As indicated in an article I wrote on May 3, 2016 regarding the withholding of death benefits by insurance companies, there have been some new developments. The insurance industry has had a long standing policy of holding death benefits if they were not contacted by the beneficiary. In other words, the burden was placed on the beneficiary to contact the company and make a claim. Many times, beneficiaries are unaware that they have been designated as a death benefit beneficiary. As a result, no claim was ever filed even though insurance companies have contact information related to the beneficiaries in their database. There was an attempt to obtain federal legislation to change the burden of contact to the insurance companies which was strongly opposed by the industry and its lobbyists. Unbelievably, the insurance companies opposed any change in the law which allowed them to use unclaimed benefits as reinvestment funds for their own gains.

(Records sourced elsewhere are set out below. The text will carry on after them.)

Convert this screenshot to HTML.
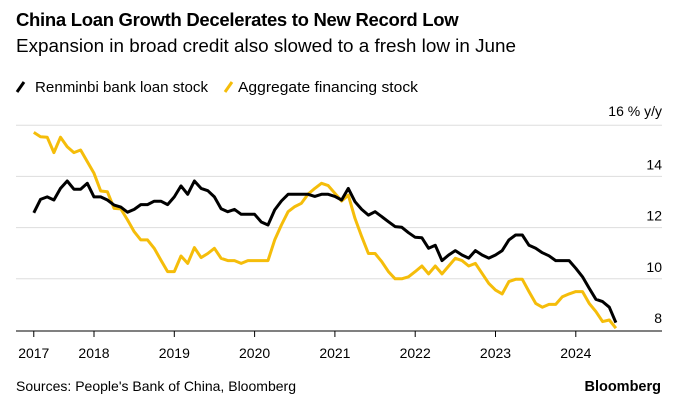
<!DOCTYPE html>
<html><head><meta charset="utf-8"><style>
body{margin:0;background:#fff;font-family:"Liberation Sans",Arial,sans-serif;}
svg{display:block}
</style></head><body>
<svg width="680" height="410" viewBox="0 0 680 410" id="c">
<text x="16" y="26" font-size="18.5" font-weight="bold" fill="#000" letter-spacing="-0.3">China Loan Growth Decelerates to New Record Low</text>
<text x="16" y="52" font-size="18" fill="#000" textLength="500" lengthAdjust="spacingAndGlyphs">Expansion in broad credit also slowed to a fresh low in June</text>
<g>
<line x1="17" y1="92" x2="24" y2="82" stroke="#000" stroke-width="3"/>
<text x="35" y="92" font-size="15" textLength="173" lengthAdjust="spacingAndGlyphs">Renminbi bank loan stock</text>
<line x1="225" y1="92" x2="232" y2="82" stroke="#f5bd0a" stroke-width="3"/>
<text x="238" y="92" font-size="15" textLength="180" lengthAdjust="spacingAndGlyphs">Aggregate financing stock</text>
</g>
<text x="662" y="116" font-size="14" text-anchor="end">16 % y/y</text>
<g id="grid"></g>
<g id="lines"></g>
<text x="16" y="391" font-size="14" textLength="280" lengthAdjust="spacingAndGlyphs">Sources: People's Bank of China, Bloomberg</text>
<text x="661" y="391" font-size="14.5" font-weight="bold" text-anchor="end">Bloomberg</text>
</svg>
<script>
const yTicks=[16,14,12,10,8];
const years=[2017,2018,2019,2020,2021,2022,2023,2024];
const startMonth=3; // months since Jan 2017 (first data point)
const loan=[12.58,13.1,13.2,13.08,13.53,13.82,13.5,13.5,13.73,13.2,13.2,13.08,12.88,12.8,12.6,12.71,12.9,12.9,13.03,13.03,12.9,13.2,13.63,13.3,13.82,13.53,13.44,13.2,12.74,12.62,12.71,12.52,12.52,12.52,12.22,12.1,12.69,13.04,13.3,13.3,13.3,13.3,13.22,13.3,13.3,13.22,13.08,13.53,13.01,12.71,12.49,12.62,12.43,12.23,12.04,12.01,11.8,11.62,11.6,11.19,11.31,10.71,10.93,11.1,10.93,10.81,11.1,10.93,10.81,10.93,11.1,11.52,11.71,11.71,11.31,11.19,11.02,10.9,10.71,10.71,10.71,10.41,10.08,9.63,9.2,9.11,8.89,8.29];
const financing=[15.72,15.55,15.53,14.93,15.53,15.16,14.93,15.03,14.58,14.12,13.43,13.4,12.75,12.73,12.3,11.84,11.52,11.52,11.19,10.73,10.28,10.28,10.89,10.6,11.22,10.83,10.99,11.19,10.8,10.71,10.71,10.6,10.71,10.71,10.71,10.71,11.52,12.1,12.62,12.82,12.95,13.31,13.53,13.73,13.64,13.34,13.04,13.27,12.36,11.65,10.99,10.99,10.67,10.28,10.0,10.0,10.08,10.28,10.5,10.19,10.5,10.19,10.5,10.8,10.71,10.5,10.6,10.21,9.82,9.56,9.41,9.89,9.98,9.98,9.5,9.04,8.89,9.0,9.0,9.3,9.41,9.5,9.5,9.04,8.72,8.33,8.39,8.07];
const NS="http://www.w3.org/2000/svg";
function y(v){return 330-(v-8)*25.6;}
function x(m){return 94+(m-12)*80.3/12;}
const grid=document.getElementById('grid'),lines=document.getElementById('lines');
function mk(t,a,p){const e=document.createElementNS(NS,t);for(const k in a)e.setAttribute(k,a[k]);p.appendChild(e);return e;}
yTicks.forEach(v=>{
  if(v<16){const t=mk('text',{x:662,y:y(v)-7,'font-size':14,'text-anchor':'end'},grid);t.textContent=v;
  
  }
  if(v>8){const l=mk('line',{x1:16,x2:662,y1:y(v),y2:y(v),stroke:'#ddd','stroke-width':1},grid);
  
  }
});
const ax=mk('line',{x1:16,x2:662,y1:331,y2:331,stroke:'#000','stroke-width':1},grid);


years.forEach((yr,i)=>{
  const xx=i===0?x(startMonth):x((yr-2017)*12);
  const tk=mk('line',{x1:xx,x2:xx,y1:331,y2:337,stroke:'#000','stroke-width':1},grid);
  
  
  const t=mk('text',{x:xx,y:358,'font-size':14,'text-anchor':'middle'},grid);t.textContent=yr;
  
  
});
function path(arr,col,name){
  const d=arr.map((v,i)=>(i?'L':'M')+x(startMonth+i).toFixed(1)+','+y(v).toFixed(1)).join('');
  const p=mk('path',{d:d,fill:'none',stroke:col,'stroke-width':3,'stroke-linejoin':'round'},lines);
  
  
}
path(financing,'#f5bd0a','financing-line');
path(loan,'#000','loan-line');
</script>
</body></html>
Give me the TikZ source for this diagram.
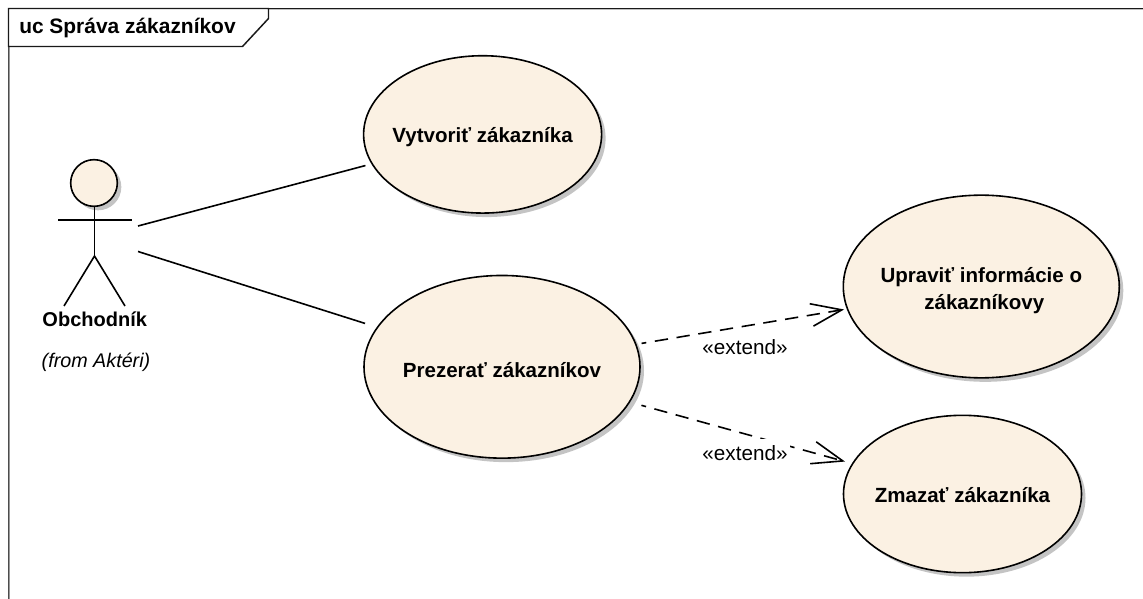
\documentclass[tikz,border=0pt]{standalone}
\usepackage{fontspec}
\setmainfont{Liberation Sans}
\usetikzlibrary{shapes.geometric,shadows,arrows.meta}
\definecolor{ucfill}{HTML}{FBF1E3}
\definecolor{ucshadow}{HTML}{C4C4C4}
\newcommand{\ucfont}{\fontsize{15.4}{19.7}\selectfont\bfseries}
\newcommand{\extfont}{\fontsize{15.5}{18}\selectfont}
\newcommand{\lowered}[2]{\makebox[0pt]{\raisebox{-#1}[0pt][0pt]{#2}}}
\tikzset{
  ln/.style={line width=1.2pt,black},
  ucase/.style={ellipse,draw=black,line width=1.2pt,fill=ucfill,inner sep=0pt,outer sep=0pt,
    font=\ucfont,drop shadow={shadow xshift=3pt,shadow yshift=-3pt,fill=ucshadow,opacity=1}},
  bigcase/.style={ucase,minimum width=207pt,minimum height=137pt},
  smallcase/.style={ucase,minimum width=178.5pt,minimum height=118pt},
  extendrel/.style={ln,dash pattern=on 10pt off 6.5pt,dash phase=6.4pt,
    -{Straight Barb[length=23pt,width=17pt,line width=1.2pt]}},
  extlabel/.style={font=\extfont,inner sep=0pt,minimum width=67.5pt,minimum height=21.5pt},
  txt/.style={inner sep=0pt,anchor=base}
}
\begin{document}
\begin{tikzpicture}[x=0.75pt,y=-0.75pt]
\useasboundingbox (0,0) rectangle (1143,599);
% frame
\coordinate (frameTR) at (1143,8.5);
\coordinate (frameTL) at (8.5,8.5);
\coordinate (frameBL) at (8.5,599);
\draw[line width=0.7pt,black!25] (9.8,9.7) -- (1143,9.7);
\draw[line width=0.8pt,black!40] (9.8,9.5) -- (9.8,599);
\draw[line width=1.1pt,black!70] (frameTL) -- (frameBL);
\draw[line width=1.1pt,black!90] (frameTL) -- (frameTR);
\draw[line width=1.1pt,black!90,fill=white] (frameTL) -- (268.5,8.5) -- (268.5,18.5) -- (242.5,46.5) -- (8.5,46.5) -- cycle;
\node[txt,anchor=base west,font=\fontsize{15.7}{19.7}\selectfont\bfseries] (title) at (19,34) {uc Správa zákazníkov};
% use cases
\node[smallcase] (vyt) at (482.6,134.4) {\lowered{6.2pt}{Vytvoriť zákazníka}};
\node[bigcase] (prez) at (502,366.8) {\lowered{7.9pt}{Prezerať zákazníkov}};
\node[bigcase] (upr) at (981.3,286.5) {\lowered{16.9pt}{\begin{tabular}[b]{@{}c@{}}Upraviť informácie o\\\hspace{4.5pt}zákazníkovy\end{tabular}}};
\node[smallcase] (zma) at (962.5,494) {\lowered{6.5pt}{Zmazať zákazníka}};
% actor
\node[circle,draw=black,line width=1.2pt,fill=ucfill,minimum size=35pt,inner sep=0pt,outer sep=0pt,
  drop shadow={shadow xshift=3pt,shadow yshift=-3pt,fill=ucshadow,opacity=1}] (head) at (94,183) {};
\coordinate (hip) at (94.5,256);
\coordinate (armL) at (58,220);
\coordinate (armR) at (132,220);
\coordinate (footL) at (64,306);
\coordinate (footR) at (125,306);
\coordinate (neck) at (94.5,206);
\draw[ln] (neck) -- (hip);
\draw[ln] (armL) -- (armR);
\draw[ln] (footL) -- (hip) -- (footR);
\node[txt,font=\fontsize{15}{19}\selectfont\bfseries] (actor) at (94.7,326.7) {Obchodník};
\node[txt,font=\fontsize{14.8}{18}\selectfont\itshape] (from) at (96,367) {(from Aktéri)};
% connectors
\coordinate (assocA) at (138,226);
\coordinate (assocB) at (138,251.5);
\draw[ln,shorten >=5.2pt] (assocA) -- (vyt);
\draw[ln,shorten >=9.8pt] (assocB) -- (prez);
\draw[extendrel,shorten <=4.4pt,shorten >=2.6pt] (prez) -- (upr);
\draw[extendrel,shorten <=9.4pt,shorten >=6pt] (prez) -- (zma);
\node[extlabel] (ext1) at (745,348) {\lowered{5.2pt}{«extend»}};
\node[extlabel,fill=white] (ext2) at (745,453.75) {\lowered{5.2pt}{«extend»}};
\end{tikzpicture}
\end{document}
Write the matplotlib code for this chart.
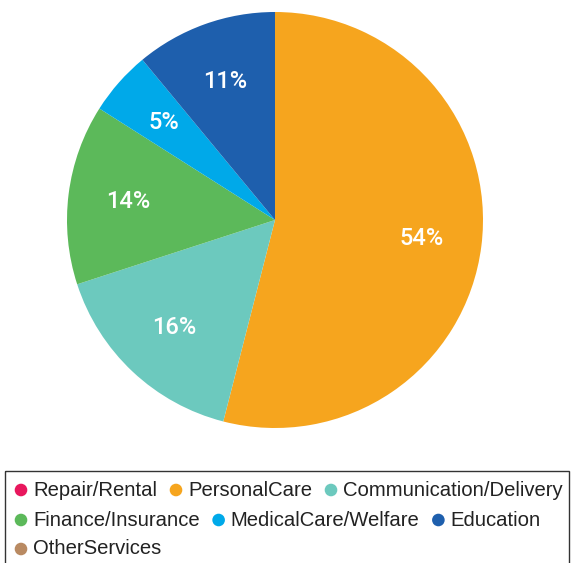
import matplotlib
matplotlib.use("Agg")
import matplotlib.pyplot as plt
from matplotlib.patches import Circle, Rectangle

plt.rcParams['font.family'] = ['Liberation Sans', 'DejaVu Sans']

# ---------- data ----------
categories = ["Repair/Rental", "PersonalCare", "Communication/Delivery",
              "Finance/Insurance", "MedicalCare/Welfare", "Education", "OtherServices"]
shares = [0, 54, 16, 14, 5, 11, 0]
colors = ["#E8175D", "#F6A51E", "#6CC9BE", "#5CB95A", "#00A9E9", "#1E5FAD", "#B98A62"]

W, H, DPI = 571, 563, 100
fig = plt.figure(figsize=(W / DPI, H / DPI), dpi=DPI)

# ---------- pie ----------
cx, cy, r = 275, 220, 208
ax = fig.add_axes([(cx - r) / W, (H - cy - r) / H, 2 * r / W, 2 * r / H])
wedges, _, autotexts = ax.pie(
    shares, colors=colors, startangle=90, counterclock=False,
    autopct=lambda p: f"{p:.0f}%" if p > 0.5 else "",
    pctdistance=0.71, wedgeprops=dict(linewidth=0),
    textprops=dict(color="white", fontsize=17, fontweight="medium",
                   family=["Roboto", "DejaVu Sans"]))
ax.set_xlim(-1, 1)
ax.set_ylim(-1, 1)
ax.set_aspect("equal")
ax.axis("off")

# ---------- legend (flow layout, pixel coords) ----------
lax = fig.add_axes([0, 0, 1, 1])
lax.set_xlim(0, W)
lax.set_ylim(H, 0)
lax.axis("off")

lax.add_patch(Rectangle((4.5, 471), 564, 120, fill=False, edgecolor="#333333",
                        linewidth=1.0, clip_on=True))

fig.canvas.draw()
renderer = fig.canvas.get_renderer()

x0, x_max = 15, 566
row_y = [490, 520, 549]
x, row = x0, 0
for name, col in zip(categories, colors):
    t = lax.text(0, 0, name, fontsize=14.6, color="#222222", va="center", ha="left")
    tw = t.get_window_extent(renderer).width
    item_w = 18 + tw
    if x + item_w > x_max and x > x0:
        row += 1
        x = x0
    y = row_y[row]
    lax.add_patch(Circle((x + 6, y), 6.3, color=col, linewidth=0))
    t.set_position((x + 18, y))
    x += item_w + 13

fig.savefig("out.png", dpi=DPI)
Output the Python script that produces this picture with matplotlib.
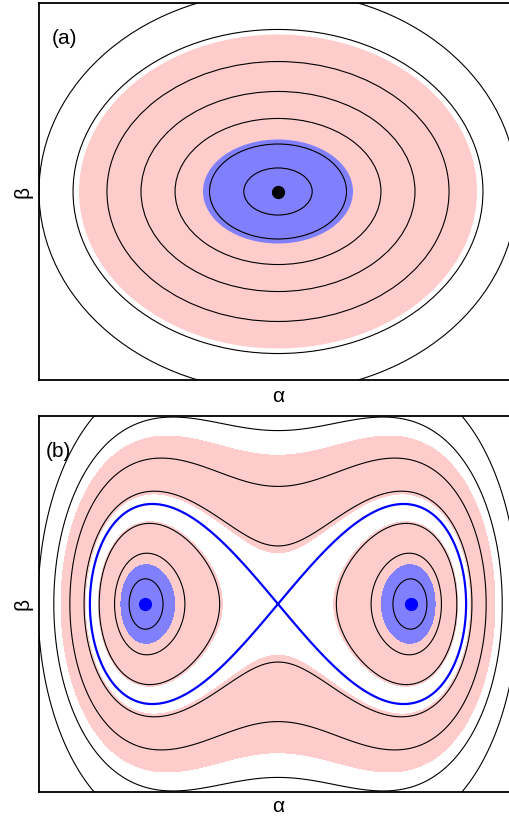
import numpy as np
import matplotlib
matplotlib.use("Agg")
import matplotlib.pyplot as plt
from matplotlib.patches import Ellipse

plt.rcParams["font.family"] = ["Liberation Sans", "DejaVu Sans"]

# ---- panel (a): single well, orbit semi-axes ----
orbit_a = [0.257, 0.515, 0.774, 1.030, 1.286, 1.541, 1.797]   # along alpha
orbit_b = [0.177, 0.357, 0.549, 0.752, 0.977, 1.218, 1.504]   # along beta
pink_a, pink_b = 1.496, 1.180      # outer edge of pink band
blue_a, blue_b = 0.564, 0.391      # edge of blue core
centre_a = (0.0, 0.0)

# ---- panel (b): double well (Kerr parametric type) ----
well_alpha = [-1.0, 1.0]
well_beta = [0.0, 0.0]
inner_levels = [-0.234, -0.185, -0.087]          # orbits inside each well
outer_levels = [0.067, 0.275, 0.598, 1.025]      # orbits around both wells
separatrix_level = [0.0]
blue_band = [-0.211]          # H below this -> blue
pink_well = [-0.08]           # H below this -> pink (inside wells)
pink_outer = [0.052, 0.44]    # pink band around both wells

xlim = (-1.797, 1.797)
ylim = (-1.417, 1.417)

PINK = "#ffcccc"
BLUE_FILL = "#8080ff"

W, Hpx = 509, 819
fig = plt.figure(figsize=(W / 100, Hpx / 100), dpi=100)
ax_a = fig.add_axes([39 / W, (Hpx - 380) / Hpx, 478 / W, 377 / Hpx])
ax_b = fig.add_axes([39 / W, (Hpx - 792) / Hpx, 478 / W, 376 / Hpx])

# panel (a)
ax_a.add_patch(Ellipse((0, 0), 2 * pink_a, 2 * pink_b, fc=PINK, ec="none"))
ax_a.add_patch(Ellipse((0, 0), 2 * blue_a, 2 * blue_b, fc=BLUE_FILL, ec="none"))
for a, b in zip(orbit_a, orbit_b):
    ax_a.add_patch(Ellipse((0, 0), 2 * a, 2 * b, fill=False, ec="black", lw=0.8))
ax_a.plot(*centre_a, "o", color="black", ms=8.5)

# panel (b)
al = np.linspace(-1.8, 1.8, 901)
be = np.linspace(-1.42, 1.42, 711)
A, B = np.meshgrid(al, be)
H = 0.35 * B**2 + 0.095 * A**2 * B**2 + A**4 / 4 - A**2 / 2

ax_b.contourf(A, B, H, levels=[H.min() - 1, pink_well[0]], colors=[PINK])
ax_b.contourf(A, B, H, levels=pink_outer, colors=[PINK])
ax_b.contourf(A, B, H, levels=[H.min() - 1, blue_band[0]], colors=[BLUE_FILL])
ax_b.contour(A, B, H, levels=inner_levels + outer_levels, colors="black",
             linewidths=0.8, linestyles="solid")
ax_b.contour(A, B, H, levels=separatrix_level, colors="#0000ff", linewidths=1.6,
             linestyles="solid")
ax_b.plot(well_alpha, well_beta, "o", color="#0000ff", ms=8.5, ls="none")

for ax in (ax_a, ax_b):
    ax.set_xlim(*xlim)
    ax.set_ylim(*ylim)
    ax.set_xticks([])
    ax.set_yticks([])
    for s in ax.spines.values():
        s.set_linewidth(1.3)

fs = 15
fig.text(278 / W, 1 - 396 / Hpx, "α", ha="center", va="center", fontsize=fs)
fig.text(278 / W, 1 - 807 / Hpx, "α", ha="center", va="center", fontsize=fs)
fig.text(23 / W, 1 - 192 / Hpx, "β", ha="center", va="center", rotation=90, fontsize=fs)
fig.text(23 / W, 1 - 604 / Hpx, "β", ha="center", va="center", rotation=90, fontsize=fs)
fig.text(52 / W, 1 - 39 / Hpx, "(a)", ha="left", va="center", fontsize=fs)
fig.text(46 / W, 1 - 451 / Hpx, "(b)", ha="left", va="center", fontsize=fs)

fig.savefig("out.png", dpi=100)
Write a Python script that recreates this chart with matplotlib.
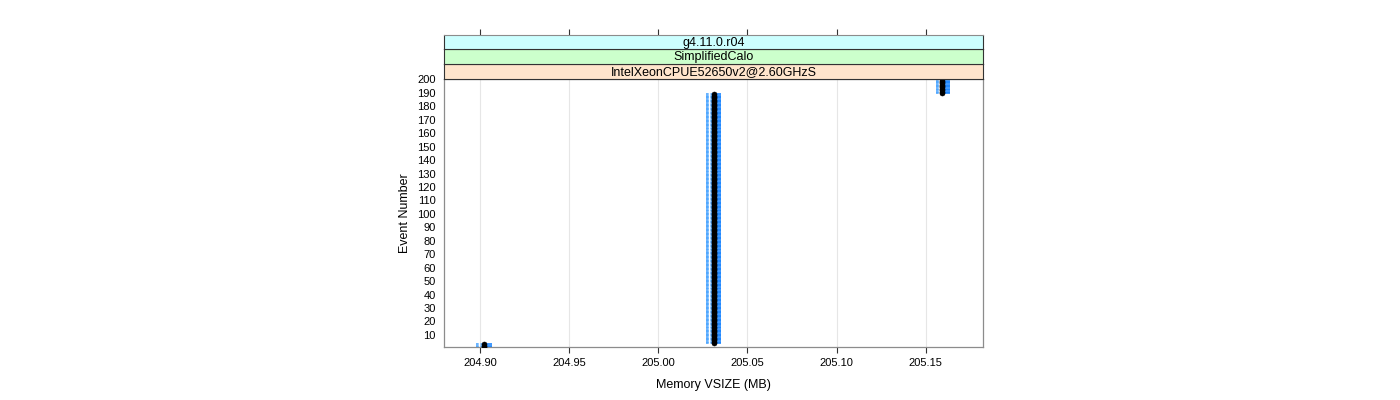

Now, individual states are passing such legislation forcing the insurance companies licensed in their state to locate beneficiaries and pay them the death benefits they deserve. As a result, billions of dollars have been rightfully paid to the beneficiaries rather than utilized by the companies for their own gain.
Kemper Corp is leading the fight against the Florida and Illinois laws that require insurance companies to initiate contact with designated beneficiaries. Kemper has sued both states to retain their contractual provision requiring beneficiaries to initiate the claim. I have previously referred to this as “contractual theft”, especially since a beneficiary rarely sees a copy of the owner’s policy.
As previously recommended, clients should list all insurance policies, policy numbers and designated beneficiaries on a Schedule attached to the Family Trust/Living Trust. This is especially true if you own a Kemper life insurance policy. This will allow your Successor Trustee or Executor the necessary information to initiate a claim for the insurance beneficiary.